→ SUPPLIED DATA
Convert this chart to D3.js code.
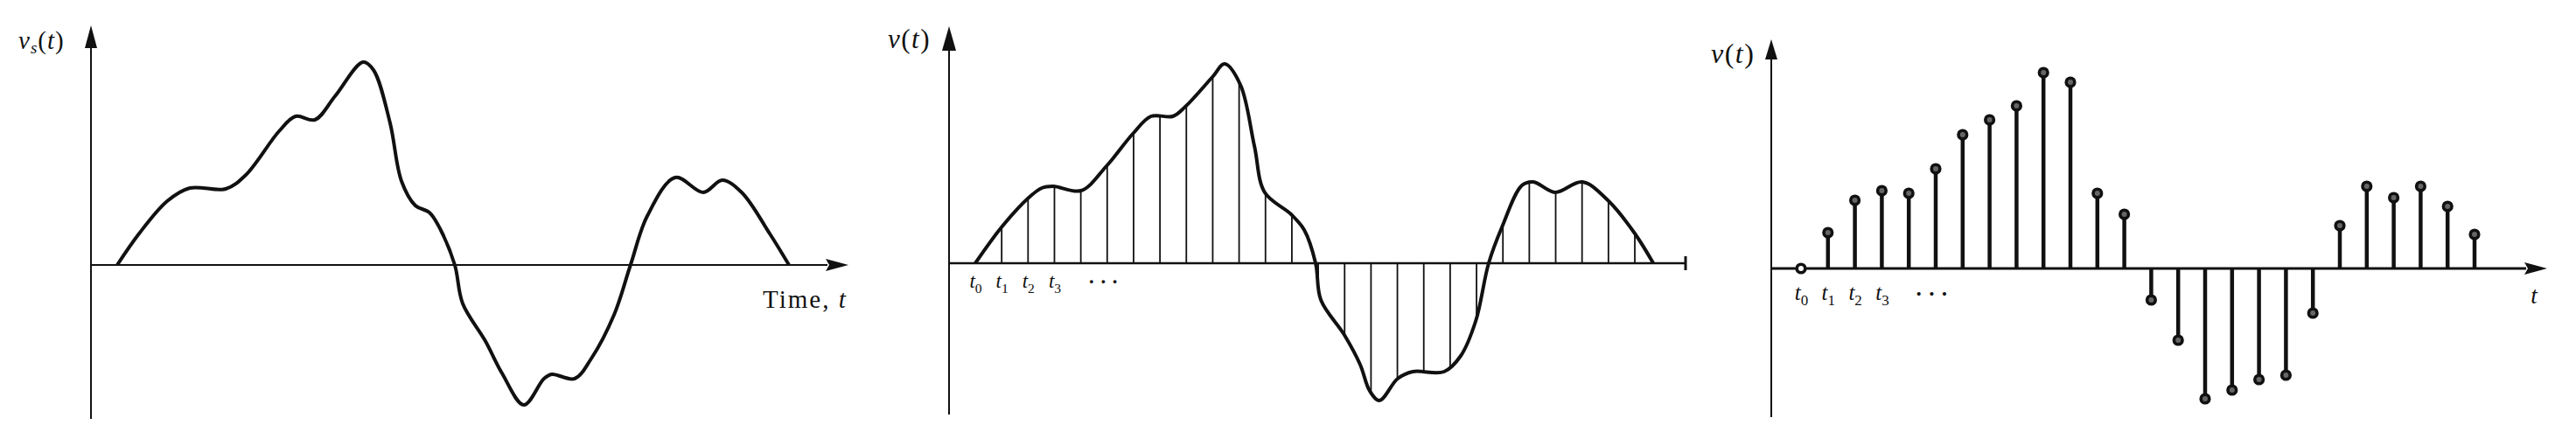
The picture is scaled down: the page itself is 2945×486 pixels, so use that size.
<!DOCTYPE html>
<html><head><meta charset="utf-8">
<script src="https://cdn.jsdelivr.net/npm/d3@7"></script>
<style>
html,body{margin:0;padding:0;background:#fff;}
svg{display:block;}
text{font-family:"Liberation Serif","DejaVu Serif",serif;fill:#111;}
</style>
</head><body>
<svg id="c" width="2945" height="486"></svg>
<script>
// ---------- DATA (time in sample periods, value in arbitrary volts) ----------
// Panel 1: continuous signal v_s(t)
const signalT = [0, 0.84, 1.91, 2.78, 4.15, 4.92, 6.19, 6.82, 7.56, 8.33, 9.40, 9.80, 10.43, 10.87, 11.40, 11.94, 12.37, 12.91, 13.21, 14.08, 14.72, 15.55, 16.32, 16.62, 17.49, 18.13, 19.00, 19.63, 20.27, 21.34, 22.41, 23.14, 23.88, 24.95, 25.69];
const signalV = [0, 0.36, 0.73, 0.88, 0.87, 1.03, 1.53, 1.70, 1.66, 1.93, 2.32, 2.23, 1.63, 0.96, 0.68, 0.60, 0.40, 0, -0.44, -0.87, -1.24, -1.60, -1.30, -1.25, -1.30, -1.07, -0.57, 0, 0.56, 1.00, 0.83, 0.97, 0.83, 0.36, 0];
// Panel 2: same signal redrawn with sampling instants
const curve2T = [0, 0.99, 1.99, 2.52, 2.95, 4.01, 4.97, 5.97, 6.66, 7.49, 7.96, 8.99, 9.45, 10.05, 10.58, 10.97, 11.97, 12.47, 12.90, 13.10, 13.99, 14.59, 14.95, 15.32, 16.01, 16.58, 17.77, 18.40, 18.97, 19.46, 19.96, 20.72, 21.15, 21.98, 23.01, 24.01, 25.00, 25.70];
const curve2V = [0, 0.41, 0.74, 0.86, 0.88, 0.83, 1.11, 1.48, 1.68, 1.68, 1.79, 2.13, 2.28, 2.04, 1.34, 0.81, 0.56, 0.38, 0, -0.42, -0.82, -1.16, -1.46, -1.57, -1.32, -1.24, -1.24, -1.06, -0.66, 0, 0.41, 0.89, 0.93, 0.81, 0.93, 0.71, 0.34, 0];
// Sampling instants t0, t1, ... t25
const sampleTimes = [0, 1, 2, 3, 4, 5, 6, 7, 8, 9, 10, 11, 12, 13, 14, 15, 16, 17, 18, 19, 20, 21, 22, 23, 24, 25];
// Panel 3: sampled values v(t_k)
const sampleValues = [0, 0.41, 0.78, 0.89, 0.86, 1.14, 1.53, 1.70, 1.86, 2.24, 2.13, 0.86, 0.62, -0.36, -0.82, -1.49, -1.39, -1.27, -1.22, -0.51, 0.49, 0.94, 0.81, 0.94, 0.71, 0.39];
// Tick labels (subscripts of t)
const tickValues = [0, 1, 2, 3];
const tickSubs = ["0", "1", "2", "3"];

// ---------- LAYOUT ----------
const svg = d3.select("#c");
const ink = "#111";
const P = [
  {yAxisX:104, axisY:303, x0:134, x1:902, tEnd:25.69, top:52, bottom:479, tip:29, xEnd:970},
  {yAxisX:1085, axisY:301, x0:1115, x1:1869, tEnd:25, top:55, bottom:474, tip:30, xEnd:1927},
  {yAxisX:2025, axisY:307, x0:2059, x1:2829, tEnd:25, top:66, bottom:477, tip:45, xEnd:2912}
];
const pxPerUnit = 100;
function yScale(p){ return d3.scaleLinear().domain([-2, 2.5]).range([p.axisY + 2*pxPerUnit, p.axisY - 2.5*pxPerUnit]); }
function xScale(p){ return d3.scaleLinear().domain([0, p.tEnd]).range([p.x0, p.x1]); }

function drawYAxis(p, hw, len){
  svg.append("line").attr("x1",p.yAxisX).attr("x2",p.yAxisX).attr("y1",p.tip+len-2).attr("y2",p.bottom)
    .attr("stroke",ink).attr("stroke-width",2);
  svg.append("path").attr("d",`M${p.yAxisX},${p.tip} L${p.yAxisX+hw},${p.tip+len} L${p.yAxisX-hw},${p.tip+len} Z`).attr("fill",ink);
}
function drawXAxis(p, sw, arrow){
  const endLine = arrow ? p.xEnd - 24 : p.xEnd;
  svg.append("line").attr("x1",p.yAxisX).attr("x2",endLine).attr("y1",p.axisY).attr("y2",p.axisY)
    .attr("stroke",ink).attr("stroke-width",sw);
  if(arrow){
    svg.append("path").attr("d",`M${p.xEnd},${p.axisY} L${p.xEnd-26},${p.axisY-7} L${p.xEnd-22},${p.axisY} L${p.xEnd-26},${p.axisY+7} Z`).attr("fill",ink);
  } else {
    svg.append("line").attr("x1",p.xEnd).attr("x2",p.xEnd).attr("y1",p.axisY-8).attr("y2",p.axisY+8)
      .attr("stroke",ink).attr("stroke-width",3);
  }
}
function tickAxis(p, x, fs, dy){
  const g = svg.append("g").attr("transform",`translate(0,${p.axisY + dy})`)
    .call(d3.axisBottom(x).tickValues(tickValues).tickSize(0).tickPadding(0).tickFormat(""));
  g.select(".domain").remove();
  g.selectAll(".tick text").attr("font-family",'"Liberation Serif",serif').attr("fill",ink).attr("font-size",fs)
    .attr("dy",0).each(function(d,i){
      const t = d3.select(this);
      t.append("tspan").attr("font-style","italic").text("t");
      t.append("tspan").attr("font-size",fs*0.68).attr("dy",fs*0.25).text(tickSubs[i]);
    });
  svg.append("text").attr("x",x(4.85)).attr("y",p.axisY + dy + fs*0.05).attr("text-anchor","middle")
    .attr("font-size",fs).attr("font-weight","bold").text("·  ·  ·");
}
const line = (x,y) => d3.line().x(d=>x(d[0])).y(d=>y(d[1])).curve(d3.curveCatmullRom.alpha(0.5));

// ---------- PANEL 1 ----------
{
  const p = P[0], x = xScale(p), y = yScale(p);
  drawYAxis(p, 7, 26);
  drawXAxis(p, 2, true);
  svg.append("path").datum(d3.zip(signalT, signalV)).attr("d", line(x,y))
    .attr("fill","none").attr("stroke",ink).attr("stroke-width",4).attr("stroke-linejoin","round");
  const lab = svg.append("text").attr("x",21).attr("y",56).attr("font-size",29).attr("letter-spacing",1);
  lab.append("tspan").attr("font-style","italic").text("v");
  lab.append("tspan").attr("font-style","italic").attr("font-size",19).attr("dy",5).text("s");
  lab.append("tspan").attr("dy",-5).text("(");
  lab.append("tspan").attr("font-style","italic").text("t");
  lab.append("tspan").text(")");
  const tl = svg.append("text").attr("x",872).attr("y",352).attr("font-size",29).attr("letter-spacing",2);
  tl.append("tspan").text("Time, ");
  tl.append("tspan").attr("font-style","italic").text("t");
}

// ---------- PANEL 2 ----------
{
  const p = P[1], x = xScale(p), y = yScale(p);
  const pts = d3.zip(curve2T, curve2V);
  const area = d3.area().x(d=>x(d[0])).y0(y(0)).y1(d=>y(d[1])).curve(d3.curveCatmullRom.alpha(0.5));
  svg.append("clipPath").attr("id","under2").append("path").datum(pts).attr("d", area);
  svg.append("g").attr("clip-path","url(#under2)").selectAll("line").data(sampleTimes).join("line")
    .attr("x1",d=>x(d)).attr("x2",d=>x(d)).attr("y1",y(-2)).attr("y2",y(2.5))
    .attr("stroke",ink).attr("stroke-width",1.8);
  drawYAxis(p, 8, 28);
  drawXAxis(p, 2.5, false);
  svg.append("path").datum(pts).attr("d", line(x,y))
    .attr("fill","none").attr("stroke",ink).attr("stroke-width",4).attr("stroke-linejoin","round");
  const lab = svg.append("text").attr("x",1015).attr("y",55).attr("font-size",31).attr("letter-spacing",1.5);
  lab.append("tspan").attr("font-style","italic").text("v");
  lab.append("tspan").text("(");
  lab.append("tspan").attr("font-style","italic").text("t");
  lab.append("tspan").text(")");
  tickAxis(p, x, 23, 28);
}

// ---------- PANEL 3 ----------
{
  const p = P[2], x = xScale(p), y = yScale(p);
  drawYAxis(p, 7, 23);
  drawXAxis(p, 3, true);
  const data = d3.zip(sampleTimes, sampleValues);
  svg.append("g").selectAll("line").data(data).join("line")
    .attr("x1",d=>x(d[0])).attr("x2",d=>x(d[0])).attr("y1",y(0)).attr("y2",d=>y(d[1]))
    .attr("stroke",ink).attr("stroke-width",4.5);
  svg.append("g").selectAll("circle").data(data).join("circle")
    .attr("cx",d=>x(d[0])).attr("cy",d=>y(d[1])).attr("r",4.8)
    .attr("fill",(d,i)=> i===0 ? "#fff" : "#666").attr("stroke",ink).attr("stroke-width",3.6);
  const lab = svg.append("text").attr("x",1956).attr("y",72).attr("font-size",32).attr("letter-spacing",1.5);
  lab.append("tspan").attr("font-style","italic").text("v");
  lab.append("tspan").text("(");
  lab.append("tspan").attr("font-style","italic").text("t");
  lab.append("tspan").text(")");
  tickAxis(p, x, 25, 36);
  svg.append("text").attr("x",2897).attr("y",347).attr("text-anchor","middle").attr("font-size",27)
    .attr("font-style","italic").text("t");
}
</script>
</body></html>
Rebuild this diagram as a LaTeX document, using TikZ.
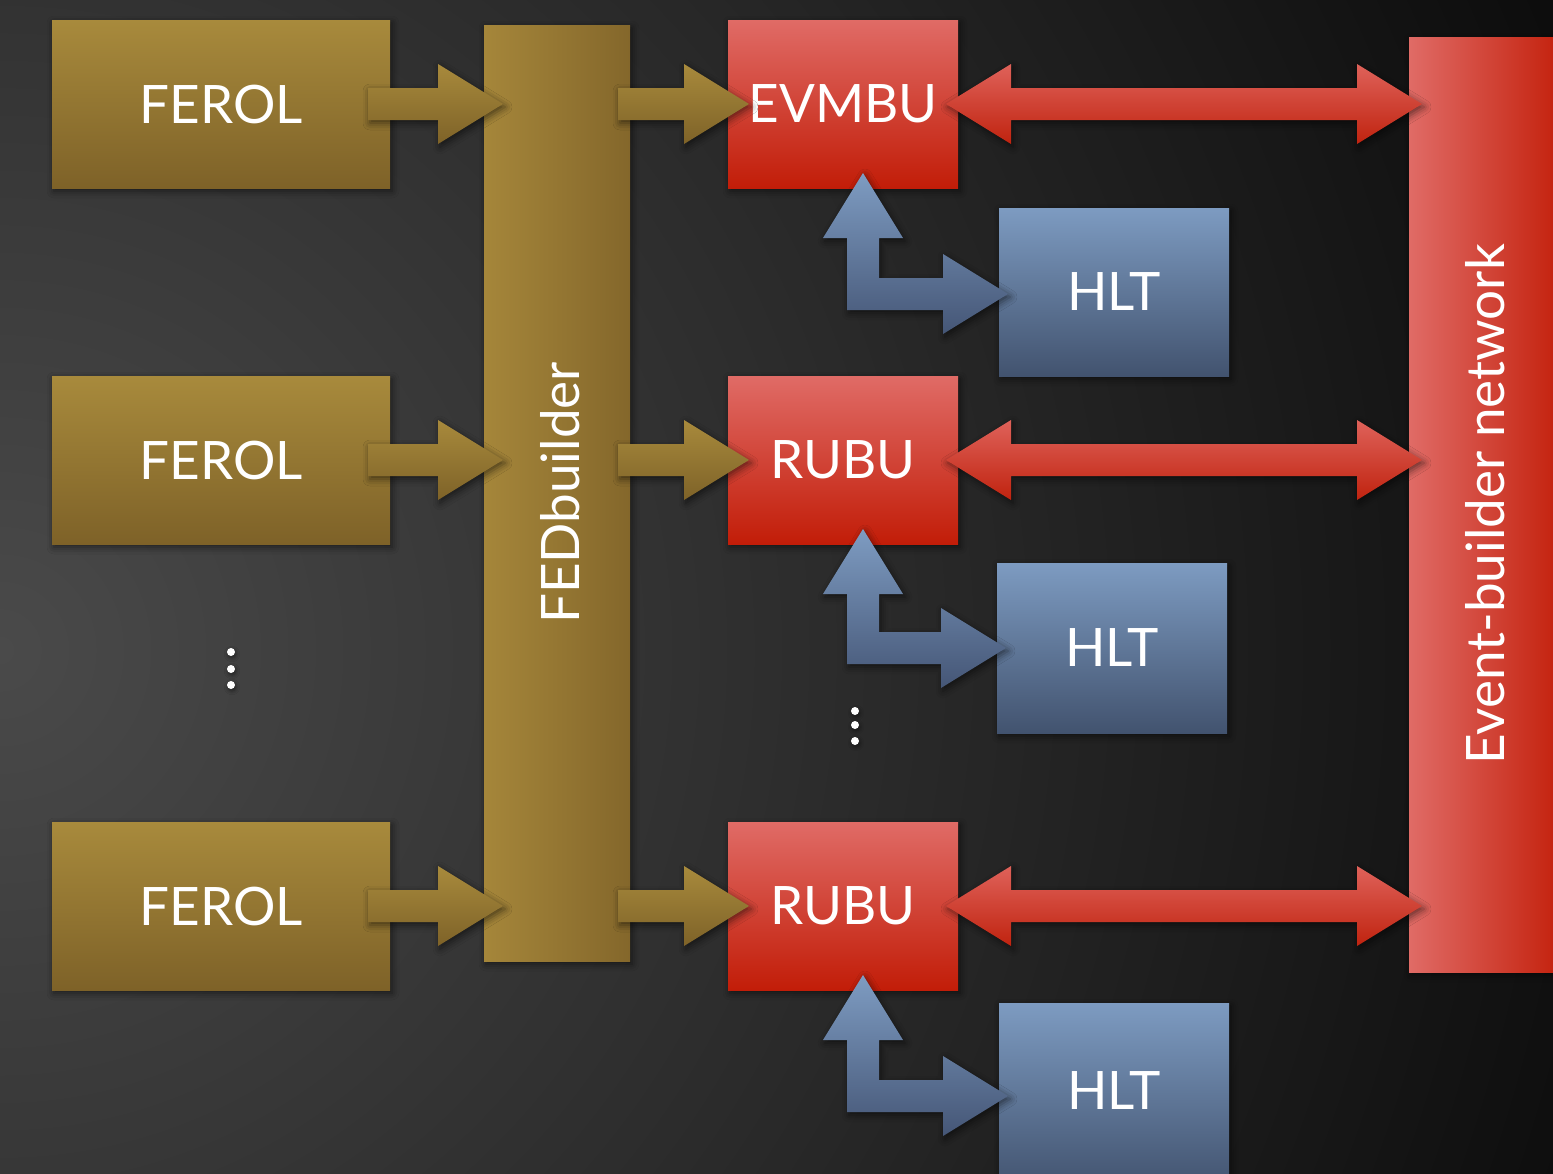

→ THE PROBLEM
Copy every line of the listing that contains the word "this".

→ TASK ANSWER
Convert this chart to D3.js code.
      const t = d3.select(this);
Rebuild this diagram as a LaTeX document, using TikZ.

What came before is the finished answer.